A philosophical fork

Essentially, these results lead to a philosophical fork. On the one hand, we can infer from these results that motion, space, and now are all relative; that the definitions of each are ambiguous and there is no objective truth about whether two events happen “simultaneously” or not, or whether something can truly be said to be “moving” through “space.”

On the other hand, relativity is not actually inconsistent with there being a “true” state of rest, a true definition of “space,” and an objective definition of “simultaneity” and of “now” in reality. Relativity simply tells us that a valid description can be given from any relative reference frame. In this case, there would be a well-defined set of events happening right now, e.g., in the Andromeda galaxy. And the reality of this would not depend on whether you are running towards Andromeda, away from it, or sitting still.

Essentially, this fork really comes down to whether we should insist — together with Einstein — that the most objective description of scenario C is the one where you and your friends are described, from your perspective, as being at rest, with the two balls being caught simultaneously. When we insist that this is indeed the most objective interpretation for you to make from your perspective, and not that you and your two friends are actually walking along a fixed Earth, then we arrive at the standard conclusions, that motion, space, and simultaneity are purely relative. 

But what if there actually is a true state of rest in our universe?

Cosmology’s absolute time

In 1929, Edwin Hubble discovered that there is a linear relationship between the distance to any galaxy and its redshift. Within a few years, cosmologists settled on an interpretation of Hubble’s Law that describes these redshifts not as Doppler shifts due to the speeds of galaxies. Under that interpretation, Hubble’s Law would then imply that we are at a special place in the universe from which all galaxies are fleeing, with the furthest ones moving the quickest.

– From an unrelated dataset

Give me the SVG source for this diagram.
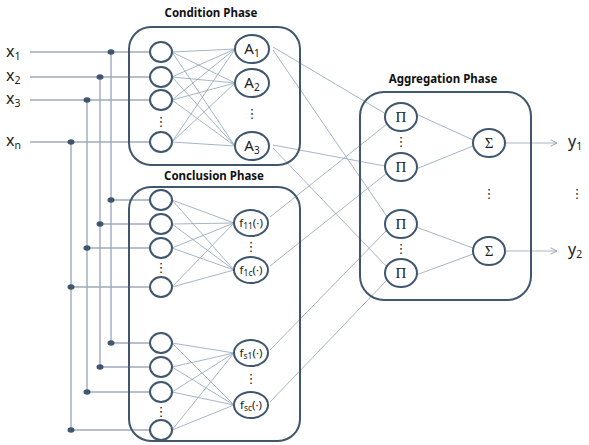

Instead, cosmologists interpret Hubble’s Law as implying that our universe is a uniformly expanding three-dimensional space, somewhat like the two-dimensional surface of a balloon that’s being inflated, with dots to represent the galaxies.

In this scenario, all the galaxies do effectively flee from every point — and with speeds that increase in relation to how far they are from a given point. However, this effective motion is not what gives rise to their redshift, as it would if it were a Doppler shift. Within the expanding universe paradigm, the average motion of galaxies through space is assumed to be zero, and apart from very nearby galaxies the speeds are low enough than any corresponding Doppler shift is relatively small compared to the redshift due to expanding space.

In the standard model, the redshifts of galaxies that increase with increasing distance are described as a result of the continuous expansion of space along the path that light takes from distant galaxies to us. The redshift therefore does not depend on any intrinsic property of the emission source, but instead tells us about the expanding space that the light from each galaxy travels through.

The remarkable thing about Hubble’s Law is that the relationship is isotropic — the relationship between a galaxy’s distance and the amount of stretching that intervening space has undergone, leading to the cosmological redshift, is the same no matter which direction we look. Cosmologists in the 1930s therefore took this evidence to support a bold hypothesis: not only does the standard model describe space as expanding over time, but we assume space is — at the level of precision accessible through the redshift-distance relation — both perfectly uniform (appearing isotropic from every point in space) and uniformly expanding.

Initially, the idea that space is both uniform and uniformly expanding was assumed to be valid only on very large scales. This is important because the expansion of space is understood to depend on the energy densities of things like matter, radiation, and dark energy within the universe — and we can clearly see that our universe is rather lumpy, full of overdense galaxy clusters and huge underdense cosmic voids. Therefore, the observable universe is not expected to have been expanding perfectly uniformly.

But gradually, over the course of the past century, we’ve found surprisingly clear evidence that the universe actually has been expanding precisely uniformly. The best evidence of this comes from the cosmic microwave background. CMB photons escaped from matter in the early universe, when the expansion of space had cooled temperatures to a few thousand Kelvin. At this point, the photons which had previously been interacting with matter became too cool, so they have been travelling through space ever since, becoming more and more redshifted as the universe continues to expand.

The uniformity of the CMB tells us many things. It tells us that the universe was highly uniform at the time the photons were emitted. And the uniformity of the CMB redshift tells us that the overall expansion of space along every line of sight has been precisely the same. According to the standard model, our lumpy universe actually should not have expanded as uniformly as the CMB data indicate — but the universe itself is not beholden to the models we use to describe it. And ultimately the data themselves show that the universe has expanded throughout the past 13.8 billion years with such uniform precision, that the anisotropy signature we do observe through precision measurements made with the Planck satellite is

• Only present at a level of 1 part in 100,000; and
• Even that is explained not by anisotropic expansion, but rather by anisotropies in the distribution of matter at the time the CMB was created, leading to small gravitational redshifts.

Actually, the fact that the small-scale anisotropy signature due to primordial anisotropies in the universe’s matter distribution was isotropically preserved through the expansion of space indicates that any possible anisotropy in the expansion of space itself must be less than 1 part in 100,000 in all directions.

Therefore, since Einstein’s initial development of his theories of relativity, we’ve found strong evidence that reality does consist of an objective “space” that continually expands, which defines an absolute state of rest and simultaneity. In fact, through measurements of the CMB dipole, we’ve found that our velocity through the universe is 369.82 ± 0.11 km/s toward the constellation Crater.

The universe has not only revealed that there is a true state of rest, but has let us measure our exact velocity through it.

Einstein’s philosophical insistence that motion and simultaneity are fundamentally relative does not survive the evidence. A century later, the universe has quietly revealed its secret: there really is a cosmic rest frame, and we are moving through it.

And this empirical fact fundamentally alters the basic meaning of relativity. Einstein’s equations remain flawless — but his preferred interpretation of the basic meaning of the theory must shift to align with the evidence.